Life will certainly be difficult in a single state, but we had better start working out how to make the best of it. There are various ideas floating around for a bi-national structure that will guarantee both communities self-determination. There is a proposal that each community will elect its own legislature to avoid the danger of one side dominating the other. My own view is that we should not complicate matters unnecessarily. I am on record in my book, The Other Side of Despair (Rowman & Littlefield, 2004), as favoring simple democracy: one person, one vote, with a large measure of communal autonomy, plus the cancellation of the Law of Return and the rejection of the Right of Return.

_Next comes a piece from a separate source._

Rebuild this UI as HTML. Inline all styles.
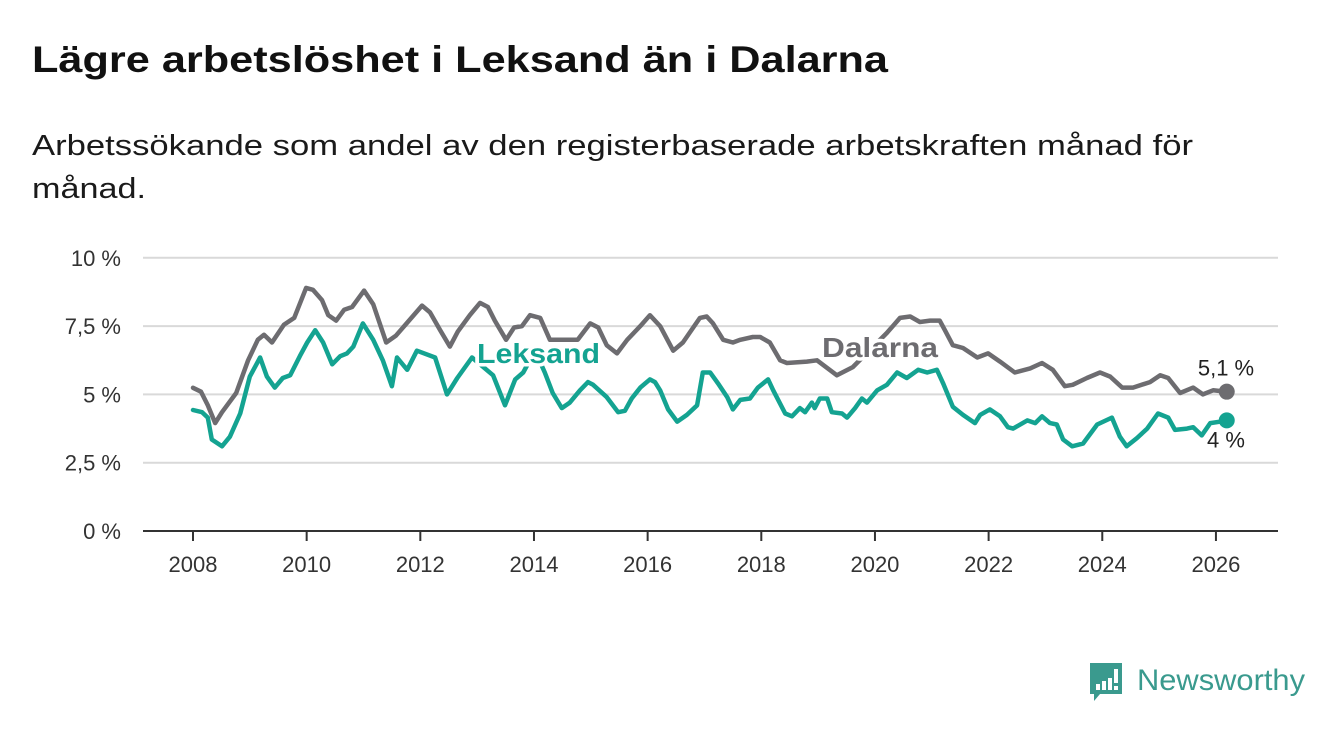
<!DOCTYPE html>
<html><head><meta charset="utf-8">
<style>
html,body{margin:0;padding:0;background:#fff;width:1340px;height:734px;overflow:hidden}
svg{display:block;font-family:"Liberation Sans","DejaVu Sans",sans-serif}
</style></head>
<body>
<svg id="chart" width="1340" height="734" viewBox="0 0 1340 734">
<text x="32" y="72" font-size="37" font-weight="bold" fill="#111" textLength="856" lengthAdjust="spacingAndGlyphs">Lägre arbetslöshet i Leksand än i Dalarna</text>
<text x="32" y="155" font-size="29" fill="#1a1a1a" textLength="1161" lengthAdjust="spacingAndGlyphs">Arbetssökande som andel av den registerbaserade arbetskraften månad för</text>
<text x="32" y="198" font-size="29" fill="#1a1a1a" textLength="114" lengthAdjust="spacingAndGlyphs">månad.</text>
<g id="grid"></g>
<g id="xaxis"></g>
<g id="series"></g>
<g id="labels"></g>
<g>
  <path d="M1090 663 h32 v31 h-22 l-6 7 v-7 h-4 z" fill="#3a9a8e"/>
  <rect x="1096" y="684" width="4" height="6" fill="#fff"/>
  <rect x="1102" y="681" width="4" height="9" fill="#fff"/>
  <rect x="1108" y="678" width="4" height="12" fill="#fff"/>
  <rect x="1114" y="669" width="4" height="14" fill="#fff"/>
  <rect x="1114" y="686" width="4" height="4" fill="#fff"/>
  <text x="1137" y="690" font-size="30" fill="#3a9a8e" textLength="168" lengthAdjust="spacingAndGlyphs">Newsworthy</text>
</g>
</svg>
<script>
const yTicks=[0,2.5,5,7.5,10];
const yTickLabels=["0 %","2,5 %","5 %","7,5 %","10 %"];
const xTicks=[2008,2010,2012,2014,2016,2018,2020,2022,2024,2026];
const dalarnaDates=[2008.00,2008.14,2008.26,2008.39,2008.51,2008.76,2008.97,2009.14,2009.25,2009.39,2009.60,2009.78,2009.99,2010.11,2010.27,2010.38,2010.52,2010.66,2010.80,2011.01,2011.17,2011.40,2011.57,2011.78,2012.03,2012.17,2012.35,2012.52,2012.66,2012.87,2013.05,2013.19,2013.31,2013.51,2013.65,2013.79,2013.93,2014.11,2014.28,2014.77,2014.99,2015.13,2015.28,2015.46,2015.64,2015.87,2016.04,2016.22,2016.45,2016.62,2016.92,2017.04,2017.15,2017.33,2017.50,2017.63,2017.85,2017.98,2018.15,2018.33,2018.45,2018.80,2018.98,2019.33,2019.61,2020.21,2020.44,2020.62,2020.79,2020.97,2021.14,2021.23,2021.37,2021.55,2021.80,2021.99,2022.20,2022.46,2022.73,2022.94,2023.13,2023.34,2023.48,2023.73,2023.96,2024.14,2024.35,2024.54,2024.84,2025.02,2025.16,2025.37,2025.60,2025.77,2025.95,2026.19];
const dalarnaValues=[5.24,5.1,4.6,3.95,4.35,5.05,6.25,7.0,7.18,6.9,7.55,7.8,8.9,8.83,8.45,7.9,7.7,8.1,8.2,8.8,8.3,6.9,7.15,7.65,8.25,8.0,7.35,6.75,7.3,7.9,8.35,8.2,7.7,7.0,7.45,7.5,7.9,7.8,7.0,7.0,7.6,7.45,6.8,6.5,7.0,7.5,7.9,7.5,6.6,6.9,7.8,7.85,7.6,7.0,6.9,7.0,7.1,7.1,6.9,6.25,6.15,6.2,6.25,5.7,6.0,7.25,7.8,7.85,7.65,7.7,7.7,7.35,6.8,6.7,6.35,6.5,6.2,5.8,5.95,6.15,5.9,5.3,5.35,5.6,5.8,5.65,5.25,5.25,5.45,5.7,5.6,5.05,5.25,5.0,5.15,5.1];
const leksandDates=[2008.00,2008.16,2008.26,2008.33,2008.51,2008.65,2008.83,2009.00,2009.18,2009.30,2009.44,2009.58,2009.71,2009.88,2010.01,2010.15,2010.29,2010.45,2010.59,2010.71,2010.82,2010.99,2011.17,2011.34,2011.50,2011.59,2011.77,2011.94,2012.26,2012.47,2012.65,2012.91,2013.28,2013.49,2013.67,2013.81,2014.02,2014.19,2014.33,2014.49,2014.63,2014.81,2014.95,2015.04,2015.28,2015.48,2015.60,2015.72,2015.87,2016.04,2016.13,2016.22,2016.36,2016.52,2016.69,2016.87,2016.97,2017.10,2017.24,2017.40,2017.50,2017.63,2017.80,2017.94,2018.12,2018.21,2018.42,2018.54,2018.68,2018.77,2018.89,2018.94,2019.03,2019.16,2019.24,2019.42,2019.51,2019.65,2019.77,2019.86,2020.04,2020.21,2020.39,2020.56,2020.76,2020.92,2021.09,2021.20,2021.37,2021.55,2021.76,2021.85,2022.02,2022.20,2022.34,2022.43,2022.68,2022.82,2022.94,2023.08,2023.20,2023.31,2023.47,2023.66,2023.91,2024.17,2024.31,2024.43,2024.61,2024.79,2024.98,2025.16,2025.28,2025.49,2025.60,2025.75,2025.90,2026.07,2026.19];
const leksandValues=[4.43,4.35,4.15,3.35,3.1,3.45,4.3,5.65,6.35,5.65,5.25,5.6,5.7,6.4,6.9,7.35,6.9,6.1,6.4,6.5,6.75,7.6,7.0,6.25,5.3,6.35,5.9,6.6,6.35,5.0,5.6,6.35,5.7,4.6,5.55,5.8,6.6,5.8,5.05,4.5,4.7,5.15,5.45,5.35,4.9,4.35,4.4,4.85,5.25,5.55,5.45,5.15,4.45,4.0,4.25,4.6,5.8,5.8,5.4,4.9,4.45,4.8,4.85,5.25,5.55,5.15,4.3,4.2,4.5,4.35,4.7,4.5,4.85,4.85,4.35,4.3,4.15,4.5,4.85,4.7,5.15,5.35,5.8,5.6,5.9,5.8,5.9,5.4,4.55,4.25,3.95,4.25,4.45,4.2,3.8,3.75,4.05,3.95,4.2,3.95,3.9,3.35,3.1,3.2,3.9,4.15,3.45,3.1,3.4,3.75,4.3,4.15,3.7,3.75,3.8,3.5,3.95,4.0,4.05];

const NS='http://www.w3.org/2000/svg';
const X=t=>193+(t-2008)*56.83;
const Y=v=>531-v*27.32;
function mk(tag,attrs,parent){const e=document.createElementNS(NS,tag);for(const k in attrs)e.setAttribute(k,attrs[k]);parent.appendChild(e);return e;}
const grid=document.getElementById('grid');
yTicks.forEach((v,i)=>{
  if(v>0){const l=mk('line',{x1:143,x2:1278,y1:Y(v),y2:Y(v),stroke:'#d9d9d9','stroke-width':2},grid);
  
  }
  const t=mk('text',{x:121,y:Y(v)+8,'font-size':22,fill:'#333','text-anchor':'end'},grid);
  t.textContent=yTickLabels[i];
  
  
});
const xa=document.getElementById('xaxis');
const ax=mk('line',{x1:143,x2:1278,y1:531,y2:531,stroke:'#333','stroke-width':2},xa);


xTicks.forEach(yr=>{
  const tk=mk('line',{x1:X(yr),x2:X(yr),y1:531,y2:541,stroke:'#333','stroke-width':2},xa);
  
  
  const t=mk('text',{x:X(yr),y:572,'font-size':22,fill:'#333','text-anchor':'middle'},xa);
  t.textContent=yr;
  
  
});
const sg=document.getElementById('series');
function line(dates,vals,color,name){
  const d=dates.map((t,i)=>(i?'L':'M')+X(t).toFixed(1)+' '+Y(vals[i]).toFixed(1)).join(' ');
  const p=mk('path',{d:d,fill:'none',stroke:color,'stroke-width':4.5,'stroke-linejoin':'round','stroke-linecap':'round'},sg);
  
  
  const n=dates.length-1;
  const c=mk('circle',{cx:X(dates[n]),cy:Y(vals[n]),r:8,fill:color},sg);
  
  
}
line(dalarnaDates,dalarnaValues,'#6d6c70','dalarna');
line(leksandDates,leksandValues,'#14a391','leksand');
const lg=document.getElementById('labels');
function lab(x,y,txt,color,size,weight,name,anchor,len){
  const a={x:x,y:y,'font-size':size,'font-weight':weight,fill:color,stroke:'#fff','stroke-width':7,'paint-order':'stroke','stroke-linejoin':'round','text-anchor':anchor||'start'};
  if(len){a.textLength=len;a.lengthAdjust='spacingAndGlyphs';}
  const t=mk('text',a,lg);
  t.textContent=txt;
  
  
}
lab(477,363,'Leksand','#14a391',28,'bold','leksand-label','start',123);
lab(822,357,'Dalarna','#6d6c70',28,'bold','dalarna-label','start',116);
const dn=dalarnaValues.length-1, ln=leksandValues.length-1;
lab(1226,Y(dalarnaValues[dn])-16,String(dalarnaValues[dn]).replace('.',',')+' %','#222',22,'normal','dalarna-end-value','middle');
lab(1226,Y(leksandValues[ln])+27,Math.round(leksandValues[ln])+' %','#222',22,'normal','leksand-end-value','middle');
</script>
</body></html>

At least at the outset, the Jews will still have a majority, which self-interest dictates they should use wisely. If the Knesset becomes one-third Arab, this will be a positive development. The Arabs can utilize their new political power to achieve long overdue reforms that will equalize their conditions with those of the Jews. Their towns and villages will receive equivalent development budgets, equal water allocations, fair planning permission for building homes, and adequate educational resources.

Higher living standards and better education may well drive down the Arab birth rate to that of equality with their Jewish fellow-citizens. Thus it is by no means inevitable that the new entity will have a dominant Arab majority.

In a one-state solution, the Jews will accept voluntary limitation of their sovereignty, and the Palestinians will lose their chance of establishing an independent state, but they have only themselves to blame. Both peoples share the historical responsibility for failing to implement a sensible partition plan, which would have resulted in a Palestinian state alongside Israel, the Jewish state.

There are also positive aspects. The Palestinians will become citizens of a modern democratic state—and there are strong indications that that is what most of them really want. The Jews will gain acceptance in the Middle East, which is their existential need.

It will be argued that the above picture is unrealistically optimistic, and I cannot totally deny such an assessment, but I don’t see a better alternative on the horizon at this point in time. At the very least, the Israeli left and their supporters must stop crying “Gevalt!” every time that the one-state solution comes up for discussion.